In particular, the SIGMA division has been able to achieve a state where the materials management, reliability engineering, and work order management pieces are all being executed in parallel. This coordinated effort has enabled the SIGMA team to increase their planned work from 160 work orders the previous year to more than 800 this year, and the team has put together more than 100 new job plans.
“Now we can start doing recommendations and being smart with our preventive maintenance planning, and start transferring over to being more predictive,” said Nerell. “It's a very constant traction.”
Lessons learned while starting reliability from scratch
The most original presentation at Leading Reliability 2024 was delivered by Tommy Qualls and Brandon Lewis of McKee Foods. Having begun their reliability journey from scratch five years ago – no puzzle pieces, no picture, and no box – they used their conference presentation as a therapy session, one interviewing the other complete with psychiatrists’ couch and note pad.
“McKee had a very reactive culture, firefighting daily, all of that good stuff,” said Qualls. “Five-six years ago we made a decision that we were going to try to move toward that proactive realm of maintenance. We had virtually none of the processes that we're going to talk about today.”

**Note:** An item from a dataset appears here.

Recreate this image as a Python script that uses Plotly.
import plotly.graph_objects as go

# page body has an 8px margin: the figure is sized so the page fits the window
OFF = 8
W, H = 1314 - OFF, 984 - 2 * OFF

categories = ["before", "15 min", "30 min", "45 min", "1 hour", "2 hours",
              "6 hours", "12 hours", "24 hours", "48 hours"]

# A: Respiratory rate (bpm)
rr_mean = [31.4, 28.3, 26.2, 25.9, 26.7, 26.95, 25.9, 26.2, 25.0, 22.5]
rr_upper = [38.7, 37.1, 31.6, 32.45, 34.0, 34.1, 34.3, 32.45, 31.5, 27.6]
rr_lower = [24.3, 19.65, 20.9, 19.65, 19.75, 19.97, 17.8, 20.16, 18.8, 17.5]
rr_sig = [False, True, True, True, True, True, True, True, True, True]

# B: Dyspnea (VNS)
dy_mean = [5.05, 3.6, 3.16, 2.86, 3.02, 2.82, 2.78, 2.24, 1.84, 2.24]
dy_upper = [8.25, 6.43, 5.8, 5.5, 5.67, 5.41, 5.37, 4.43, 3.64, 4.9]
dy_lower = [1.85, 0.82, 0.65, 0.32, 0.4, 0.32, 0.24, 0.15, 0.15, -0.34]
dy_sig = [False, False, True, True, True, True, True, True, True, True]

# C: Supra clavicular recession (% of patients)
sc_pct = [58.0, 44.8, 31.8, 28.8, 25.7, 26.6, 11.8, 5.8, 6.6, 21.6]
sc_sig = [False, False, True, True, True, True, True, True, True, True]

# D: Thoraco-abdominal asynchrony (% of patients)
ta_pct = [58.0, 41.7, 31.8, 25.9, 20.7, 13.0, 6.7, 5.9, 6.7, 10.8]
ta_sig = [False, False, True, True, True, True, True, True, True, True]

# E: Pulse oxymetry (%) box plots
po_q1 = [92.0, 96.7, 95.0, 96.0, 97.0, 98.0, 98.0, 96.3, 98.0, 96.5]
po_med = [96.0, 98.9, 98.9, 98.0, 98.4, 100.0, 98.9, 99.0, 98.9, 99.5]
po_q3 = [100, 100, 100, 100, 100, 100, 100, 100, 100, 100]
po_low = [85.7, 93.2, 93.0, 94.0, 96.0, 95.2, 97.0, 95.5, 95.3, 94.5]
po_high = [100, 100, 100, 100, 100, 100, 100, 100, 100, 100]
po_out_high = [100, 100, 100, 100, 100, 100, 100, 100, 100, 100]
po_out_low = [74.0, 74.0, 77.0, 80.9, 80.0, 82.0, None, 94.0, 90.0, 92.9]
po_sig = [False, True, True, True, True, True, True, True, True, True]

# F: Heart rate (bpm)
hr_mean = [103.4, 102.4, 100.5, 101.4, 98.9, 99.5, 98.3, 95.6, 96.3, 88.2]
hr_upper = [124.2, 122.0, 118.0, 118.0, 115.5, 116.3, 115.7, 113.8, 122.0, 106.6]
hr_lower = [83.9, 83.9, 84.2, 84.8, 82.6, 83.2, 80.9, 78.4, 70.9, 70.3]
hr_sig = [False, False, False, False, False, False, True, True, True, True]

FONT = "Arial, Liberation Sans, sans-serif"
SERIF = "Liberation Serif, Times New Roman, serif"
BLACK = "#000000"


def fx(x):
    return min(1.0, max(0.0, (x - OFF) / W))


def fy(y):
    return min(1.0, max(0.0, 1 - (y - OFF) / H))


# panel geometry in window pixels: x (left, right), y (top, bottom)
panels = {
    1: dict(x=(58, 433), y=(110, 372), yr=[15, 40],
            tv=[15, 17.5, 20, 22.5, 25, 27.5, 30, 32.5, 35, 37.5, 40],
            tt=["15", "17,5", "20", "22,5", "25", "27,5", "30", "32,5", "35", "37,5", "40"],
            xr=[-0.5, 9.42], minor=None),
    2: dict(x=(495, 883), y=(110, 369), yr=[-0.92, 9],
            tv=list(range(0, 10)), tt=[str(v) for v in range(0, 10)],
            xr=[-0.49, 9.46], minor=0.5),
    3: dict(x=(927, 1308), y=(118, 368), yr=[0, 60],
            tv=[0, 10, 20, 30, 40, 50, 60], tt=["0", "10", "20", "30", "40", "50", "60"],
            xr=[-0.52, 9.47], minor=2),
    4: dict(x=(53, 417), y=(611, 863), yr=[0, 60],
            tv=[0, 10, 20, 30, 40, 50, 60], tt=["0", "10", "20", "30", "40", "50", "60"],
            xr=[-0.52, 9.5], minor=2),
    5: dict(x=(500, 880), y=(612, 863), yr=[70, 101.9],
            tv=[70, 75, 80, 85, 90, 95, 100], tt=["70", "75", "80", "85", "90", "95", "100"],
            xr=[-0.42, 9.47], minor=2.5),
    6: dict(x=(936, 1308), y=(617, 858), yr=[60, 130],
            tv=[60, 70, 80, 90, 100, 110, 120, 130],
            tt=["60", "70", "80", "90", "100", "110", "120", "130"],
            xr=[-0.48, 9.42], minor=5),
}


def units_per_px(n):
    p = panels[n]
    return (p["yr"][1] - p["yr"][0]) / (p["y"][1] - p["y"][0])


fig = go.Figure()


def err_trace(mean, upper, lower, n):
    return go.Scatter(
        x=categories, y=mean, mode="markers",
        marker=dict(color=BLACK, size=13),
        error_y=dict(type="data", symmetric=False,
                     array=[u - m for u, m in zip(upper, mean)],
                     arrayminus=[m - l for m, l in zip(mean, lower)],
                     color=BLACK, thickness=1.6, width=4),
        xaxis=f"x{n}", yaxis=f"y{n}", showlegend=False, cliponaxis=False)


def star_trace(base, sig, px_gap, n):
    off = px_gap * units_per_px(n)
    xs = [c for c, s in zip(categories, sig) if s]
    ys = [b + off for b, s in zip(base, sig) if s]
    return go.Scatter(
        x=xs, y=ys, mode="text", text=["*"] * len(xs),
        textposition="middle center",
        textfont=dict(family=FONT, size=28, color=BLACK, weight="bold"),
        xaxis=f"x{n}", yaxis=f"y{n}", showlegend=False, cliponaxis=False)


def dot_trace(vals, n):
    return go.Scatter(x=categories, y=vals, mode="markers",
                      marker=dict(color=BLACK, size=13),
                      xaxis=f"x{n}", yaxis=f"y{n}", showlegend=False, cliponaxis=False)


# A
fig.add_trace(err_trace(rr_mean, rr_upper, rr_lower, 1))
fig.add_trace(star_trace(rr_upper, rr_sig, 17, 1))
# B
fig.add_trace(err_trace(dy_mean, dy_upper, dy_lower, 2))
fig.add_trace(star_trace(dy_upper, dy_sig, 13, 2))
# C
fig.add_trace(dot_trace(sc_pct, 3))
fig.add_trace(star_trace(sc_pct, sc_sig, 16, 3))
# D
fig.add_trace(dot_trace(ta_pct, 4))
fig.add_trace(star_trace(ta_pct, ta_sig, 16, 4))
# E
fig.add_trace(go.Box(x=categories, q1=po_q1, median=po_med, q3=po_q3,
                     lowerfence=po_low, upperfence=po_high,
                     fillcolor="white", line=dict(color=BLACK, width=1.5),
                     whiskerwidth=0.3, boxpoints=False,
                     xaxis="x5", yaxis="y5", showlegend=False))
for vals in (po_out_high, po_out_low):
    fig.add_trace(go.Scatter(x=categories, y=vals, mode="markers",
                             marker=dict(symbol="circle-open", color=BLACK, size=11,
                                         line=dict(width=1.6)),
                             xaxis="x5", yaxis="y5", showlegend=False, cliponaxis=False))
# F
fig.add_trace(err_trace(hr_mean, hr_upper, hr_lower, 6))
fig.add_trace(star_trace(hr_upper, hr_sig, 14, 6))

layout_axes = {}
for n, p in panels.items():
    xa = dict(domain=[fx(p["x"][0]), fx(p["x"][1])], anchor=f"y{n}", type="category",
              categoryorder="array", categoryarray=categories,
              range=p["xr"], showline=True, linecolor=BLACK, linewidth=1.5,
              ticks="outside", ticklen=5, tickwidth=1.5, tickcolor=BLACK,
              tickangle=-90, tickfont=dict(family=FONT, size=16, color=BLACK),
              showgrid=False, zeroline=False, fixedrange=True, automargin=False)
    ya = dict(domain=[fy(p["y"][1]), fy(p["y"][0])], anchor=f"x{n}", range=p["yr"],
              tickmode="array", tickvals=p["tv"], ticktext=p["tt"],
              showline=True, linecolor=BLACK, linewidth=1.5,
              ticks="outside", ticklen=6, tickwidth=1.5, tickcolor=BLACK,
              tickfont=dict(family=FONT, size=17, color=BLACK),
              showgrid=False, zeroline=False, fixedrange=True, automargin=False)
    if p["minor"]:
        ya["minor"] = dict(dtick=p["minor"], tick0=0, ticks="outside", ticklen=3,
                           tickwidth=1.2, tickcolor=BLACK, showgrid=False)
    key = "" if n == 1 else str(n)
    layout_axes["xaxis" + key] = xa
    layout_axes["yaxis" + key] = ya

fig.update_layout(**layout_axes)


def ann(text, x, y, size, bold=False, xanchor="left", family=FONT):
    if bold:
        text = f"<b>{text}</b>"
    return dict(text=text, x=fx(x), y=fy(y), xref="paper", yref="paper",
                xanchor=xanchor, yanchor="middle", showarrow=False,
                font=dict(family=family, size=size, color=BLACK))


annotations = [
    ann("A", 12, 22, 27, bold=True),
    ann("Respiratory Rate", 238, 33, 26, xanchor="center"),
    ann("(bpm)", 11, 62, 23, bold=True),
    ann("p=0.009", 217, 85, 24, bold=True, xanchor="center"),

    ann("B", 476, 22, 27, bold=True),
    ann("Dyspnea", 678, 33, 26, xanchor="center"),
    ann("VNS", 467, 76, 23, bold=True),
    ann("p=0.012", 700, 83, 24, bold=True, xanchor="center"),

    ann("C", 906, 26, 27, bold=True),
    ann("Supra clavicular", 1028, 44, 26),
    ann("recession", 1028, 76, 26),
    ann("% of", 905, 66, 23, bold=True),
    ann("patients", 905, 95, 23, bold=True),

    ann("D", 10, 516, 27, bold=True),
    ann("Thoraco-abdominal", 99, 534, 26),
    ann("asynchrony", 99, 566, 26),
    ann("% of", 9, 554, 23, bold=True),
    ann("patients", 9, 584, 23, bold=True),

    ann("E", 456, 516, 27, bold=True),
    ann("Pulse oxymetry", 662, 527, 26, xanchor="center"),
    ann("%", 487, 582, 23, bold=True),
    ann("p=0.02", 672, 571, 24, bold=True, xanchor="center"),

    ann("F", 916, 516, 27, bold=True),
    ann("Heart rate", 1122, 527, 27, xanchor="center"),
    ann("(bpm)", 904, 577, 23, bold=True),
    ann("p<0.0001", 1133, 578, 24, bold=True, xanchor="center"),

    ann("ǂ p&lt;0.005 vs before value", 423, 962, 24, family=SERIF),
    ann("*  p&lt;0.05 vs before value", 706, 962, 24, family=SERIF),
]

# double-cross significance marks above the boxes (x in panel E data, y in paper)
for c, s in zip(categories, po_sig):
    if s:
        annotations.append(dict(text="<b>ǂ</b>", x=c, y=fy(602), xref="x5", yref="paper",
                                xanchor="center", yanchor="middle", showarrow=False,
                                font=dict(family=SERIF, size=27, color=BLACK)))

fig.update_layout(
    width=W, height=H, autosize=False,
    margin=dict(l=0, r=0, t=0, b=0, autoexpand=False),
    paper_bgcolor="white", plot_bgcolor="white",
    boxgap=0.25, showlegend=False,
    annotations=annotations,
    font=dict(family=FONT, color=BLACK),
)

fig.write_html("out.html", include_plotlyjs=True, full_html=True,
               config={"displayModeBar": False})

Highlights from their therapy session included:
- Building a reliability program without additional headcount – “It was a very stressful situation, but we wound up making some of the hard calls,” said Qualls. “We decided, hey, we believe in this stuff so much that we'll pull some techs off the floor to fill positions that we have on this org chart and we will prove that it's important.”
- Implementing precision maintenance – “When we sent out job plans with precision methods in them, the techs didn’t understand why it's important to do things in a precision way,” said Qualls. “It took us a while to get that across to the crews, and for them to really buy into it. They’re slowly coming around, but we're still not there yet.”

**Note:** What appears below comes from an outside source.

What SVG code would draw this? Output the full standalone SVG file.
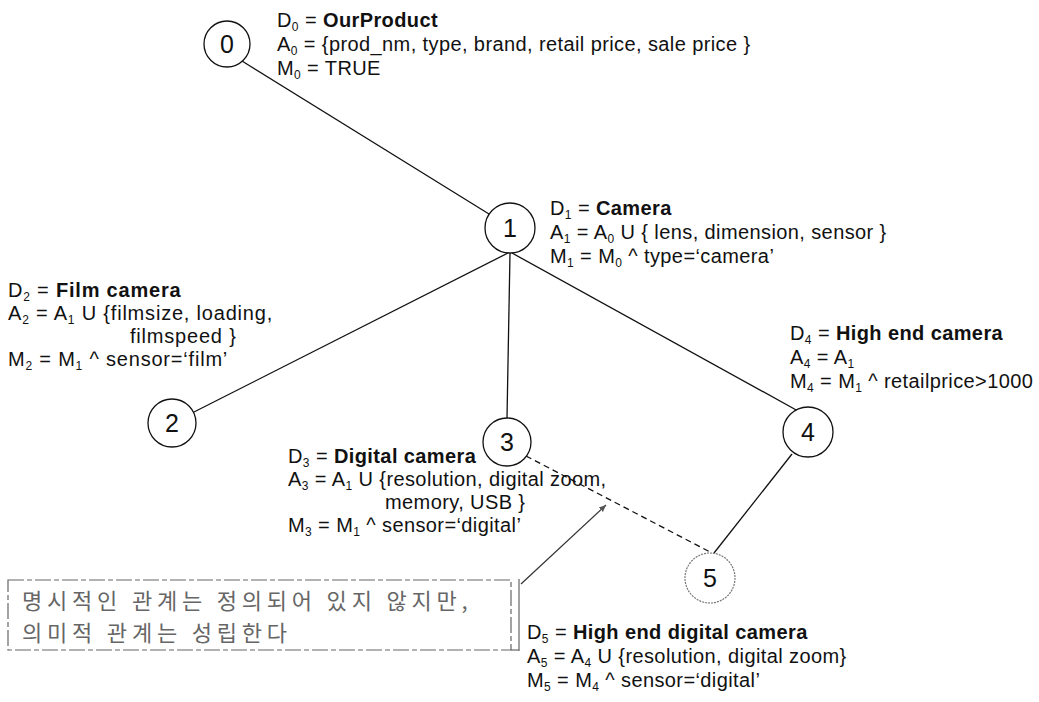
<svg xmlns="http://www.w3.org/2000/svg" width="1039" height="702" viewBox="0 0 1039 702">
<defs>
<style>
.t{font-family:"Liberation Sans",Arial,sans-serif;font-size:20px;letter-spacing:0.4px;fill:#111}
.b{font-weight:bold}
.s{font-size:12px}
.n{fill:#fff;stroke:#111;stroke-width:1.3}
.nl{font-family:"Liberation Sans",Arial,sans-serif;font-size:25px;fill:#111;text-anchor:middle}
.e{stroke:#111;stroke-width:1.3;fill:none}
.k{font-family:"Noto Sans CJK KR",sans-serif;font-size:22px;fill:#666;letter-spacing:4.8px}
</style>
<marker id="ah" markerWidth="8" markerHeight="8" refX="7" refY="4" orient="auto" markerUnits="userSpaceOnUse">
<path d="M0,1 L7,4 L0,7 Z" fill="#555"/>
</marker>
</defs>
<rect width="1039" height="702" fill="#fff"/>
<g id="connectors">
<line class="e" x1="242" y1="61" x2="489" y2="214"/>
<line class="e" x1="508" y1="253" x2="194" y2="412"/>
<line class="e" x1="510" y1="253" x2="507" y2="418"/>
<line class="e" x1="512" y1="253" x2="798" y2="411"/>
<line class="e" x1="792" y1="454" x2="714" y2="553"/>
<line class="e" x1="526" y1="456" x2="712" y2="553" stroke-dasharray="6,4"/>
<line x1="521" y1="584" x2="606" y2="505" stroke="#333" stroke-width="1.2" marker-end="url(#ah)"/>
</g>
<g id="node0">
<circle class="n" cx="227" cy="44" r="23"/>
<text class="nl" x="227" y="53">0</text>
<text class="t" x="277" y="27">D<tspan class="s" dy="4">0</tspan><tspan dy="-4"> = </tspan><tspan class="b">OurProduct</tspan></text>
<text class="t" x="277" y="51">A<tspan class="s" dy="4">0</tspan><tspan dy="-4"> = {prod_nm, type, brand, retail price, sale price }</tspan></text>
<text class="t" x="277" y="75">M<tspan class="s" dy="4">0</tspan><tspan dy="-4"> = TRUE</tspan></text>
</g>
<g id="node1">
<circle class="n" cx="510" cy="228" r="25"/>
<text class="nl" x="510" y="237">1</text>
<text class="t" x="550" y="215">D<tspan class="s" dy="4">1</tspan><tspan dy="-4"> = </tspan><tspan class="b">Camera</tspan></text>
<text class="t" x="550" y="239">A<tspan class="s" dy="4">1</tspan><tspan dy="-4"> = A</tspan><tspan class="s" dy="4">0</tspan><tspan dy="-4"> U { lens, dimension, sensor }</tspan></text>
<text class="t" x="550" y="263">M<tspan class="s" dy="4">1</tspan><tspan dy="-4"> = M</tspan><tspan class="s" dy="4">0</tspan><tspan dy="-4"> ^ type=‘camera’</tspan></text>
</g>
<g id="node2">
<circle class="n" cx="172" cy="423" r="24"/>
<text class="nl" x="172" y="432">2</text>
<text class="t" x="8" y="297" style="letter-spacing:0.8px">D<tspan class="s" dy="4">2</tspan><tspan dy="-4"> = </tspan><tspan class="b">Film camera</tspan></text>
<text class="t" x="8" y="320" style="letter-spacing:0.8px">A<tspan class="s" dy="4">2</tspan><tspan dy="-4"> = A</tspan><tspan class="s" dy="4">1</tspan><tspan dy="-4"> U {filmsize, loading,</tspan></text>
<text class="t" x="130" y="343" style="letter-spacing:0.8px">filmspeed }</text>
<text class="t" x="8" y="366" style="letter-spacing:0.8px">M<tspan class="s" dy="4">2</tspan><tspan dy="-4"> = M</tspan><tspan class="s" dy="4">1</tspan><tspan dy="-4"> ^ sensor=‘film’</tspan></text>
</g>
<g id="node3">
<circle class="n" cx="507" cy="442" r="24"/>
<text class="nl" x="507" y="451">3</text>
<text class="t" x="288" y="463">D<tspan class="s" dy="4">3</tspan><tspan dy="-4"> = </tspan><tspan class="b">Digital camera</tspan></text>
<text class="t" x="288" y="486">A<tspan class="s" dy="4">3</tspan><tspan dy="-4"> = A</tspan><tspan class="s" dy="4">1</tspan><tspan dy="-4"> U {resolution, digital zoom,</tspan></text>
<text class="t" x="385" y="509">memory, USB }</text>
<text class="t" x="288" y="532">M<tspan class="s" dy="4">3</tspan><tspan dy="-4"> = M</tspan><tspan class="s" dy="4">1</tspan><tspan dy="-4"> ^ sensor=‘digital’</tspan></text>
</g>
<g id="node4">
<circle class="n" cx="808" cy="432" r="25"/>
<text class="nl" x="808" y="441">4</text>
<text class="t" x="790" y="340">D<tspan class="s" dy="4">4</tspan><tspan dy="-4"> = </tspan><tspan class="b">High end camera</tspan></text>
<text class="t" x="790" y="364">A<tspan class="s" dy="4">4</tspan><tspan dy="-4"> = A</tspan><tspan class="s" dy="4">1</tspan></text>
<text class="t" x="790" y="388">M<tspan class="s" dy="4">4</tspan><tspan dy="-4"> = M</tspan><tspan class="s" dy="4">1</tspan><tspan dy="-4"> ^ retailprice&gt;1000</tspan></text>
</g>
<g id="node5">
<circle cx="710" cy="578" r="25" fill="#fff" stroke="#777" stroke-width="1.2" stroke-dasharray="2,1"/>
<text class="nl" x="710" y="587">5</text>
<text class="t" x="527" y="639">D<tspan class="s" dy="4">5</tspan><tspan dy="-4"> = </tspan><tspan class="b">High end digital camera</tspan></text>
<text class="t" x="527" y="663">A<tspan class="s" dy="4">5</tspan><tspan dy="-4"> = A</tspan><tspan class="s" dy="4">4</tspan><tspan dy="-4"> U {resolution, digital zoom}</tspan></text>
<text class="t" x="527" y="687">M<tspan class="s" dy="4">5</tspan><tspan dy="-4"> = M</tspan><tspan class="s" dy="4">4</tspan><tspan dy="-4"> ^ sensor=‘digital’</tspan></text>
</g>
<g id="note">
<rect x="8" y="580" width="503" height="70" fill="none" stroke="#666" stroke-width="1.2" stroke-dasharray="16,3,5,3"/>
<line x1="519" y1="579" x2="519" y2="651" stroke="#666" stroke-width="1.2"/>
<line x1="511" y1="650" x2="519" y2="650" stroke="#666" stroke-width="1.2"/>
<text class="k" x="22" y="609">명시적인 관계는 정의되어 있지 않지만,</text>
<text class="k" x="22" y="641">의미적 관계는 성립한다</text>
</g>
</svg>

- Implementing predictive maintenance – “We did not establish a PdM program and push out a bunch of remote sensors and say, ‘let us know when an asset is going bad.’ We really built it from the ground up,” emphasized Lewis. “We took headcount from the crews, we knew what everyone was going to be responsible for, what they were going to be required to do, and we got all of our PdM techs level one certified within the first year”
- Changing the expectations of leadership – “We didn't realize up front the skill set that our current supervision had. They got to where they were at because they lived in that reactive culture and they were really good at it,” observed Qualls. “We had to step back and start thinking, did we ever really train them? Did we ever really teach them what reliability is? Did we ever teach them how leading was going to be different in a proactive realm?”
Through a combination of traditional consulting, iBL Blended Learning, and face to face education from Eruditio, Qualls and Lewis were able to begin the long process of educating and then changing the culture at McKee. “This hybrid approach drove ownership of maintenance improvement and allowed for the development of site leaders,” added Isenhour. “They are truly champions now, able to identify and fill in the missing pieces of their reliability program, and are continuously improving performance and long term viability for both facilities.”